» **Task objective**
Your task is to retype the lines from the opening of the material through the line that includes "import seaborn as sns". Do not copy the pictures.

» **Dataset excerpt**
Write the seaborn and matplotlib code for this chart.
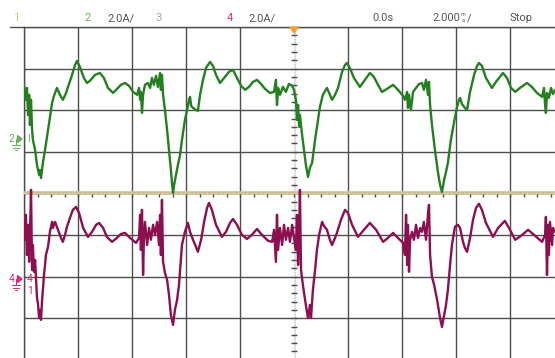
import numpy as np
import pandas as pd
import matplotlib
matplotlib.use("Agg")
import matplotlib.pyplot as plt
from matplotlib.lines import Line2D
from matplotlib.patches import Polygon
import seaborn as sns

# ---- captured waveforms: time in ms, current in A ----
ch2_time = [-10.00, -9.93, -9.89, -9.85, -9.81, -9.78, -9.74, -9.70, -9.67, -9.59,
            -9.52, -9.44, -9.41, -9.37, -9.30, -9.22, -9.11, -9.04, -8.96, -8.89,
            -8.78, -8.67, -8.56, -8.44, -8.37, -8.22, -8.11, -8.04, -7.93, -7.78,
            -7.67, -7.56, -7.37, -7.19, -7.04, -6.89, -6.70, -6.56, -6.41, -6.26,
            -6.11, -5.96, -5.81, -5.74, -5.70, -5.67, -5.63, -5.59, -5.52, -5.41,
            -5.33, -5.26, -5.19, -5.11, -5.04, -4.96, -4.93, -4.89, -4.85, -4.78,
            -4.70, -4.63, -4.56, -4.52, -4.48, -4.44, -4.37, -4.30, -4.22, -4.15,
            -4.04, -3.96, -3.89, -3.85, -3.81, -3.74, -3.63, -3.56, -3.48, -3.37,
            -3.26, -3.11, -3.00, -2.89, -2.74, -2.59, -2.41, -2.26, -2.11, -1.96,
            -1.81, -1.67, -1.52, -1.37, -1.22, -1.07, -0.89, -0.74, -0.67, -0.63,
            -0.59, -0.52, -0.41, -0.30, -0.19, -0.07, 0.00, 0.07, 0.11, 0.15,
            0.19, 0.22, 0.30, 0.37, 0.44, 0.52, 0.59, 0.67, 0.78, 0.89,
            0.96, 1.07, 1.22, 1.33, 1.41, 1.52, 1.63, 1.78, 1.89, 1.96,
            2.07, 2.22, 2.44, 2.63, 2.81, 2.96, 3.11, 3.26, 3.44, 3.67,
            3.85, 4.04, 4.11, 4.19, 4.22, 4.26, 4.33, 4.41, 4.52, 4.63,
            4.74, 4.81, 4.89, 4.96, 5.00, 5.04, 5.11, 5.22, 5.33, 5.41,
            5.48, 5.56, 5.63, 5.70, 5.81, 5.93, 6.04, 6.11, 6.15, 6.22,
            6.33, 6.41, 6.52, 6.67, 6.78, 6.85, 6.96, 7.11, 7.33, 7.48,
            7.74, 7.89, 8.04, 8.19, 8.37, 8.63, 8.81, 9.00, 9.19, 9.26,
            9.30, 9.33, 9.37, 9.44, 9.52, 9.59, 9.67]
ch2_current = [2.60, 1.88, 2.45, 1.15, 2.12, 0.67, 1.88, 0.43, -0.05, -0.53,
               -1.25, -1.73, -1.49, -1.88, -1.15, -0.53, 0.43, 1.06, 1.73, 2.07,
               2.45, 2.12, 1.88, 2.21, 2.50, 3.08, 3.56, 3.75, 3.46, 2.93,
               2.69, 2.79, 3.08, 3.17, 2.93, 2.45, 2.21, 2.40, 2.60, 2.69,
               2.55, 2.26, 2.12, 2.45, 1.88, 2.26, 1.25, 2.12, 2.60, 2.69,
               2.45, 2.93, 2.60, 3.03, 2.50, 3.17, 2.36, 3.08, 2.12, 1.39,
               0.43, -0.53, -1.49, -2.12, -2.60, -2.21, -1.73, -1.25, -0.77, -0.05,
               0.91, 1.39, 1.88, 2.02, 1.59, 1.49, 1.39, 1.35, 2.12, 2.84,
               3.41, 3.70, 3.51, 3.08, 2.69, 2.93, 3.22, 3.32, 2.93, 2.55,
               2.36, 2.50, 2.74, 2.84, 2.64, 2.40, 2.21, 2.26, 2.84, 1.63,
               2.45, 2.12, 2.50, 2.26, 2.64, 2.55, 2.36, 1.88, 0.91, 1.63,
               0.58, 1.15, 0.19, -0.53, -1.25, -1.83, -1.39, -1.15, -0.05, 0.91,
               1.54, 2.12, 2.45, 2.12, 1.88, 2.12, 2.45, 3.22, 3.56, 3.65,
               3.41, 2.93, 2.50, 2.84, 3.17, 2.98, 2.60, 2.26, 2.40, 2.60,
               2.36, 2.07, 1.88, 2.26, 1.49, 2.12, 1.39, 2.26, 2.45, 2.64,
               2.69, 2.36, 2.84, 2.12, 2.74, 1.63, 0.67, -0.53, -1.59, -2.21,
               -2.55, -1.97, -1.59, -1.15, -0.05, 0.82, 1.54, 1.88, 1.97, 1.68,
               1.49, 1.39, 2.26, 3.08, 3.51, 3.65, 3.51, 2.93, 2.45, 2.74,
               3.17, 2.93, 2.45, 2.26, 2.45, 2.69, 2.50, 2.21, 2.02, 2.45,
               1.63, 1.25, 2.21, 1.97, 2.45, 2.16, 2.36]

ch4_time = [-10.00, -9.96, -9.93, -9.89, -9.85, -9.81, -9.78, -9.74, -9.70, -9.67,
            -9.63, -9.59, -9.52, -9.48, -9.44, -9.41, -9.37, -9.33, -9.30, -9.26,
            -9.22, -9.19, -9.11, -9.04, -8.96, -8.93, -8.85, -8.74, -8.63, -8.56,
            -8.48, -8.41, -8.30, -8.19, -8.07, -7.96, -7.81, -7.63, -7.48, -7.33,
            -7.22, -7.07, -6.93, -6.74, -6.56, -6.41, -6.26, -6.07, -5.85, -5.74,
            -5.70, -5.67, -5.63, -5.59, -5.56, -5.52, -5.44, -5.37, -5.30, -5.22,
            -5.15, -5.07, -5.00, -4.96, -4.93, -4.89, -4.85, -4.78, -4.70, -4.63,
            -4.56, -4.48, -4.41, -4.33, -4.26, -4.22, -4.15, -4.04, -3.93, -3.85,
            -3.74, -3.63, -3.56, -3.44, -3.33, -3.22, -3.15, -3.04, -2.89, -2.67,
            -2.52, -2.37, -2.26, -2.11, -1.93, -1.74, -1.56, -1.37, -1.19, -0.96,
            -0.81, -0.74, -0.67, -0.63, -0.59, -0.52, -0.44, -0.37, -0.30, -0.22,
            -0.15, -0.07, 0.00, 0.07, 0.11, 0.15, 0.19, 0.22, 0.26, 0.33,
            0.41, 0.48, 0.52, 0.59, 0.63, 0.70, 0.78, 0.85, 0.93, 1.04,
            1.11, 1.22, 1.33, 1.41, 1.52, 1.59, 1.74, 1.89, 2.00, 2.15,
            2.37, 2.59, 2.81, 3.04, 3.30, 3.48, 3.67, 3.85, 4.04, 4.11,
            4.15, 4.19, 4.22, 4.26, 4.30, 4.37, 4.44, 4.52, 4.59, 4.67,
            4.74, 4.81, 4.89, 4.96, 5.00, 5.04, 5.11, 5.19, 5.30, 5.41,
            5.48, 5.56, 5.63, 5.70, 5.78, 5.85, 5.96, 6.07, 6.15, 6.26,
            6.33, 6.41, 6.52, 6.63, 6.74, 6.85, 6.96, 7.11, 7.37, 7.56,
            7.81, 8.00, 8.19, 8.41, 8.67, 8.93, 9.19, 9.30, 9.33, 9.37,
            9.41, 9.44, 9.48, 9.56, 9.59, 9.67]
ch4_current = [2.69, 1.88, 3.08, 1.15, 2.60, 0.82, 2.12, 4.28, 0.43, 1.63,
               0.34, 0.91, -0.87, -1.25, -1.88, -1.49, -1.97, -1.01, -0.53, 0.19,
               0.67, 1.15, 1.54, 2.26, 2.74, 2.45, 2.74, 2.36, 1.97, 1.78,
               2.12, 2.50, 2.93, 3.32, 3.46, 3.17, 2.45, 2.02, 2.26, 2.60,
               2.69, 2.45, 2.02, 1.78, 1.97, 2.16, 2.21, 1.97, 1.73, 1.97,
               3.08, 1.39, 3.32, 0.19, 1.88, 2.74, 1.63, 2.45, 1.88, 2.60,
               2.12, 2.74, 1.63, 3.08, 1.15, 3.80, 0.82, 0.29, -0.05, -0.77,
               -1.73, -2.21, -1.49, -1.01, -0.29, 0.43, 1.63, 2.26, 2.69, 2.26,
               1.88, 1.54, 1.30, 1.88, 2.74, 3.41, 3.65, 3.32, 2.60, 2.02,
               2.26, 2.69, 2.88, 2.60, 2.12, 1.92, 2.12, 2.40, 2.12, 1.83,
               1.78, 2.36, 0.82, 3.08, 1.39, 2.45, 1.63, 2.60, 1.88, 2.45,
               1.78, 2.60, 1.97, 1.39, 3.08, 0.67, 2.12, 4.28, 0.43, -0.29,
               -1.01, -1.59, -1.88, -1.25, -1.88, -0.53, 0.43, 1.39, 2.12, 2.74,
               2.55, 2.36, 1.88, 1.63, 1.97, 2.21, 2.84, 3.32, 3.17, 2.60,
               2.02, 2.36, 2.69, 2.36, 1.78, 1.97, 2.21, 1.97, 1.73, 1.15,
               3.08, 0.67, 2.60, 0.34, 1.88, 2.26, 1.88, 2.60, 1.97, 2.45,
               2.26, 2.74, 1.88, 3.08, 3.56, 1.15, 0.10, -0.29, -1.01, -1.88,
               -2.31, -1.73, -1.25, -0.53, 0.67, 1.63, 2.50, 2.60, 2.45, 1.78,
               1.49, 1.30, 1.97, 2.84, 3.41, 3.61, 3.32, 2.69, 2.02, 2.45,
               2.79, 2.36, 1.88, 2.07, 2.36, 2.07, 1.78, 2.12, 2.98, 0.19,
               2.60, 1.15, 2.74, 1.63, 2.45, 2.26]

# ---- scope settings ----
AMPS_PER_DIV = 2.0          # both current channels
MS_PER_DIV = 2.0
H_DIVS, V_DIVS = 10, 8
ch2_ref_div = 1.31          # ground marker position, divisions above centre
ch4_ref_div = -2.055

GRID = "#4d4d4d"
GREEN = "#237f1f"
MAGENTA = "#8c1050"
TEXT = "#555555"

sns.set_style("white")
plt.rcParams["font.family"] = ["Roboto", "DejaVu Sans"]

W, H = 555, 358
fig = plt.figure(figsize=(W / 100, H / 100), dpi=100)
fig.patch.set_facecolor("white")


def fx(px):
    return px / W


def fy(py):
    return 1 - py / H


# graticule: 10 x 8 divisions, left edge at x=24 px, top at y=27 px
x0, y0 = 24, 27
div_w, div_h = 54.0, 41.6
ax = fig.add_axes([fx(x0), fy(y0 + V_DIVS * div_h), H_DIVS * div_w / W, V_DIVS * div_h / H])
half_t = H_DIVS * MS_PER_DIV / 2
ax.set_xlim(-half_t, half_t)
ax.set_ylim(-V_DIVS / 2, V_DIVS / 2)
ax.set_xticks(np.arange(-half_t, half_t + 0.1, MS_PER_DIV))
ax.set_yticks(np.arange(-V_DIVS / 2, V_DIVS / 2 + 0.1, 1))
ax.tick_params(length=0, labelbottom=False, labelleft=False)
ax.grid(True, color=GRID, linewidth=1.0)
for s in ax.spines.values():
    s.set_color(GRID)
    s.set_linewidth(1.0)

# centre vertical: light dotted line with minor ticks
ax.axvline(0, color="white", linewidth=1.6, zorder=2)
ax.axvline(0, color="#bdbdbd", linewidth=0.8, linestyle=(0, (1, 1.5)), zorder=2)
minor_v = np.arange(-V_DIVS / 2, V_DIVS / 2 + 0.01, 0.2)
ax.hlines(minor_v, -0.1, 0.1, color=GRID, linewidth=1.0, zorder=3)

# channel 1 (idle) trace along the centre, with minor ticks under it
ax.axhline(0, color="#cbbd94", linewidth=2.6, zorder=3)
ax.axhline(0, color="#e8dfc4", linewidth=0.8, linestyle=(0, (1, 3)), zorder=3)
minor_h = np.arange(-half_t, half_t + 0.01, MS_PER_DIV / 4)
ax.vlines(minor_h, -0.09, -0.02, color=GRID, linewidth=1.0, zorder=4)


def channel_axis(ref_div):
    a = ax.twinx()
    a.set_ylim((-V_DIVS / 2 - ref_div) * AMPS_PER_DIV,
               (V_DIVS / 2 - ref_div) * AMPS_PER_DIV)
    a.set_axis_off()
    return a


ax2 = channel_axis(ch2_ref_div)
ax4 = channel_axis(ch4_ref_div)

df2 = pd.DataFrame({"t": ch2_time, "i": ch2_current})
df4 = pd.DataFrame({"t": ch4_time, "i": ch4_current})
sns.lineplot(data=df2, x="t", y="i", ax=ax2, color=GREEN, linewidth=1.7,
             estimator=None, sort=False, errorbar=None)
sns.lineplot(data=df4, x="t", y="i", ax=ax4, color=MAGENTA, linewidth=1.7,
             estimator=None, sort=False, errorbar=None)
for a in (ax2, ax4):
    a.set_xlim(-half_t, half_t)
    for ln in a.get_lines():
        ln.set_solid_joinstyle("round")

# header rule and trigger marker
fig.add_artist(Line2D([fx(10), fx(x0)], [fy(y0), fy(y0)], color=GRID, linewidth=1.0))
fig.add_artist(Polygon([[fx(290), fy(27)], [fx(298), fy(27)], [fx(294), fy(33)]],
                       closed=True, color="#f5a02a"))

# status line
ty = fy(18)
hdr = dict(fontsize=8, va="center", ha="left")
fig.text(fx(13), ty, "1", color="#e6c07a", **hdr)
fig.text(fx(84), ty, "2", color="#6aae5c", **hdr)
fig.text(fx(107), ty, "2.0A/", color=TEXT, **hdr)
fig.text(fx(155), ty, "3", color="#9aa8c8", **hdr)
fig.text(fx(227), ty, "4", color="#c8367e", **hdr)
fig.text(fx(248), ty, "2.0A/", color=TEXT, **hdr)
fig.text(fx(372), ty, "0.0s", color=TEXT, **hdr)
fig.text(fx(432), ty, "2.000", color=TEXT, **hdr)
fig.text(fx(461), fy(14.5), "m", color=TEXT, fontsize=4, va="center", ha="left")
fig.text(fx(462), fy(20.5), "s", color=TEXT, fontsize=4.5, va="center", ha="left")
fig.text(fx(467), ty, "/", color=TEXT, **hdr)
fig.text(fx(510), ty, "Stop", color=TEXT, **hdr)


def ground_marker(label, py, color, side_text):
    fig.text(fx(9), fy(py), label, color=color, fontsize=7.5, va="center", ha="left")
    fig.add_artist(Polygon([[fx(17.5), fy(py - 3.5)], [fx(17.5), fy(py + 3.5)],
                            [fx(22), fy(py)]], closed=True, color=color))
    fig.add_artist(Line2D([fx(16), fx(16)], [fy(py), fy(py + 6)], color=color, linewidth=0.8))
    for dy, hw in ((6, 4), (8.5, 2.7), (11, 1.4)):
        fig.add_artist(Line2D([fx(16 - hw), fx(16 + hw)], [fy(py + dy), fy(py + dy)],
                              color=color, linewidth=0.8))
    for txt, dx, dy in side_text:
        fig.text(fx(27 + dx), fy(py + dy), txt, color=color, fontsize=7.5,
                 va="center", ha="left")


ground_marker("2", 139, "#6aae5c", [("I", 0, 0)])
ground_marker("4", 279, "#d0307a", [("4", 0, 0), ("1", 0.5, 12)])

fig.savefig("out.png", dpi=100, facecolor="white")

» **Answer for this exercise**
Write the seaborn and matplotlib code for this chart.
import numpy as np
import pandas as pd
import matplotlib
matplotlib.use("Agg")
import matplotlib.pyplot as plt
from matplotlib.lines import Line2D
from matplotlib.patches import Polygon
import seaborn as sns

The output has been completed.